De huidige regels worden door de inwoners nog als te lastig en beperkend gezien. Zodoende heeft gemeente Gouda Arcadis de opdracht gegeven de regeling te evalueren. Door middel van een enquête en bewonersavonden werd geïnventariseerd waar particuliere eigenaren van monumenten tegenaan lopen.
De aanbeveling van Arcadis Nederland luidt dat de regels verruimd moeten worden, er duidelijke richtlijnen gegeven dienen te worden en er een heldere informatievoorziening tot stand moet komen. Zo kan er op een verantwoorde manier verduurzaamd worden.
Een deel van de aanbevelingen van Arcadis wordt mogelijk al deze zomer ingevoerd en de verwachting is dat in de tweede helft van dit jaar een herziene regeling gepresenteerd kan gaan worden.
Gouda was één van de eerste gemeenten die verduurzaming van monumenten gemakkelijker maakte. Verduurzamen van monumentaal erfgoed is een uitdaging die ook in andere gemeenten met middeleeuwse binnensteden speelt, zoals Leiden, Haarlem en Dordrecht. De aantrekkelijkheid van Gouda voor inwoners en bezoekers wordt mede bepaald door zijn middeleeuwse binnenstad. Vanuit het oogpunt van circulariteit (het langdurig blijven gebruiken van grondstoffen en bouwproducten) zijn monumenten dankzij hun hoge leeftijd op zichzelf al duurzaam. Maar in gebruik zijn ze dat niet. Hier valt nog winst te behalen.

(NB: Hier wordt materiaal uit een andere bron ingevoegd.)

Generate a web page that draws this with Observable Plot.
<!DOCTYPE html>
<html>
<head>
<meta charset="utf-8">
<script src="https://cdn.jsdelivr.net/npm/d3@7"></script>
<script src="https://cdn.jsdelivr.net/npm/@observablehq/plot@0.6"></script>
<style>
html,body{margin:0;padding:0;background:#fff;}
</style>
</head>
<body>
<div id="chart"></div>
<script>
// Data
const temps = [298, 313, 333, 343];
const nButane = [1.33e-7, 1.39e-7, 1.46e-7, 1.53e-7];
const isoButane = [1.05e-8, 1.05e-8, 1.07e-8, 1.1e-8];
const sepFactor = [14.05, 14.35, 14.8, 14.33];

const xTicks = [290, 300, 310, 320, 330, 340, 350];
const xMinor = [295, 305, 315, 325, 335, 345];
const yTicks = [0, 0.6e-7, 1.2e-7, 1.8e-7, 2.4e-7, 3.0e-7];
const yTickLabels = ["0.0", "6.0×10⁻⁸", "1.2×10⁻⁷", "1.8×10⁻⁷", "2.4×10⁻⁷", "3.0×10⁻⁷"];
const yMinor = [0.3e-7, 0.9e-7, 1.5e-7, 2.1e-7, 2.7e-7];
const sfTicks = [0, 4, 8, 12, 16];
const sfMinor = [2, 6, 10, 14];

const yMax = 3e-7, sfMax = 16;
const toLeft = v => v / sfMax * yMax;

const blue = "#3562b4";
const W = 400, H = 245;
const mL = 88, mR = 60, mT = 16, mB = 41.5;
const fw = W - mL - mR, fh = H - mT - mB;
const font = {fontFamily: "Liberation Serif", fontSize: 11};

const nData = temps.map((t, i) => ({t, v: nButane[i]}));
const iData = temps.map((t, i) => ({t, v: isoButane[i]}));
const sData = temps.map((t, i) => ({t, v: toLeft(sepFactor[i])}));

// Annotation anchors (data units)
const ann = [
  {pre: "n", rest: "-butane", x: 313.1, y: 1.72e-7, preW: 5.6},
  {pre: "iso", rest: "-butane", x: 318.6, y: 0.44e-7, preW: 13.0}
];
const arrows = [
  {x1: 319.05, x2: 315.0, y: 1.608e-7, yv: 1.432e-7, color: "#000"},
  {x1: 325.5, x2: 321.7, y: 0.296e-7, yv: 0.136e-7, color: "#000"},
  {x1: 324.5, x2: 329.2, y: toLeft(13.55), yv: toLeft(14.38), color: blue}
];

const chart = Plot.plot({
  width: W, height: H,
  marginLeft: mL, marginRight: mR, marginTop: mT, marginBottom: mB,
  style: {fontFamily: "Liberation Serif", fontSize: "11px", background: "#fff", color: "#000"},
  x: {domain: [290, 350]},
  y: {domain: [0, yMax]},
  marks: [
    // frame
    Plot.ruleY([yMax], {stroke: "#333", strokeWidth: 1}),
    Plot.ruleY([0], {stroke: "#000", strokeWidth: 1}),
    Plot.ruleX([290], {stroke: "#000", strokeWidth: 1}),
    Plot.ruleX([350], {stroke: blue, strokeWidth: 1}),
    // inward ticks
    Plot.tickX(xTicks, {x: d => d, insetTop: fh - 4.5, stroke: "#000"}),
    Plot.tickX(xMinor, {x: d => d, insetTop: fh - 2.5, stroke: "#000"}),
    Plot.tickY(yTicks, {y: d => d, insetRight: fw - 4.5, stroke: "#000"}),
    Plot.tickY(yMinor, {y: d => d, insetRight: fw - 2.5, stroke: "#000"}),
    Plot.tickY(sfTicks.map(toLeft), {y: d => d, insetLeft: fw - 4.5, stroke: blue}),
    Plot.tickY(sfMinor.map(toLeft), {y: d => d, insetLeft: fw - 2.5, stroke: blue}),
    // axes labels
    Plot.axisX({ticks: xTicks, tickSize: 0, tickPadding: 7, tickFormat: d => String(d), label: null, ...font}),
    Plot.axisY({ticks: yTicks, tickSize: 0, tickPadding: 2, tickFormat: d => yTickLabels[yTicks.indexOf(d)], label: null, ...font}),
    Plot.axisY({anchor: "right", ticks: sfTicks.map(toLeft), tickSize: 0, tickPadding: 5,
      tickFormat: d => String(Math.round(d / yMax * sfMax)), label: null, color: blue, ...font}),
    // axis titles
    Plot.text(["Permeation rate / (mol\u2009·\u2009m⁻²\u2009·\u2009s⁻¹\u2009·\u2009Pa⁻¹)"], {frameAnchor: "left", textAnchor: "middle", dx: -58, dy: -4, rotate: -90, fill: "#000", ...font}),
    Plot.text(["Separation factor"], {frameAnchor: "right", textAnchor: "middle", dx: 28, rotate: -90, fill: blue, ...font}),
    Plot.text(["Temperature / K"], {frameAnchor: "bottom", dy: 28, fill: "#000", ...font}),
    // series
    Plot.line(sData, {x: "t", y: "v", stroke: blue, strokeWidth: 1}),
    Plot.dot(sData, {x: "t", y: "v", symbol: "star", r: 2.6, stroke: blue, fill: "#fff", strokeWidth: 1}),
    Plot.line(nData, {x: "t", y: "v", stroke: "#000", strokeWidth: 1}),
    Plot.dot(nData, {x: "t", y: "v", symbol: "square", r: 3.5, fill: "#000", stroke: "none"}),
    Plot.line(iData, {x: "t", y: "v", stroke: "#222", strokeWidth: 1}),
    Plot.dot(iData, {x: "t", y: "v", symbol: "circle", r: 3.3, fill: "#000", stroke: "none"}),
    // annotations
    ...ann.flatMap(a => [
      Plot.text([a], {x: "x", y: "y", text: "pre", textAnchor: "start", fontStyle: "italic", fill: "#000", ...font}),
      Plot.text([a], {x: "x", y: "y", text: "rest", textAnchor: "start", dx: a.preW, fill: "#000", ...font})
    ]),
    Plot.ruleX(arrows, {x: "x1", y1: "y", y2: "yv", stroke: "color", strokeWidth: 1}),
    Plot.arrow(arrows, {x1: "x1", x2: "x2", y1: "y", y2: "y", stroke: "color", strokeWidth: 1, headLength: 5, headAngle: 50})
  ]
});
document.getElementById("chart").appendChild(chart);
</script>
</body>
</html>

Gouda is een historische stad met een beschermd stadsgezicht en ruim 1.200 monumenten. Elk monument is uniek. Verduurzaming van monumenten vereist dan ook maatwerk; bijvoorbeeld bij de toepassing van zonnepanelen (mogen ze vanaf de straat wel of niet zichtbaar zijn?) en bij isolerend glas (mag je een historisch houten kozijn wel of niet aantasten voor dikker glas?).
De overheid, zoals een gemeente, staat in principe voor uniform beleid (wetten en regels die voor iedereen in gelijke mate gelden). Omdat elk monument uniek is, is zo’n uniforme aanpak bij het verduurzamen van cultuurhistorisch waardevolle panden eigenlijk niet realistisch. Tegelijkertijd zijn heldere richtlijnen nodig om particuliere eigenaren van monumenten wegwijs te maken. Het verder verbeteren van de regeling Erfgoed en Duurzaamheid moet zorgvuldig gebeuren en dat kost tijd.
Wat onverkort van kracht blijft, is het advies van de gemeente aan (particuliere) eigenaren van monumenten om altijd eerst de monumentenadviseurs van de Omgevingsdienst Midden-Holland te raadplegen, vóórdat met verduurzaming van het monument wordt begonnen. Dat kan gedoe achteraf helpen voorkomen.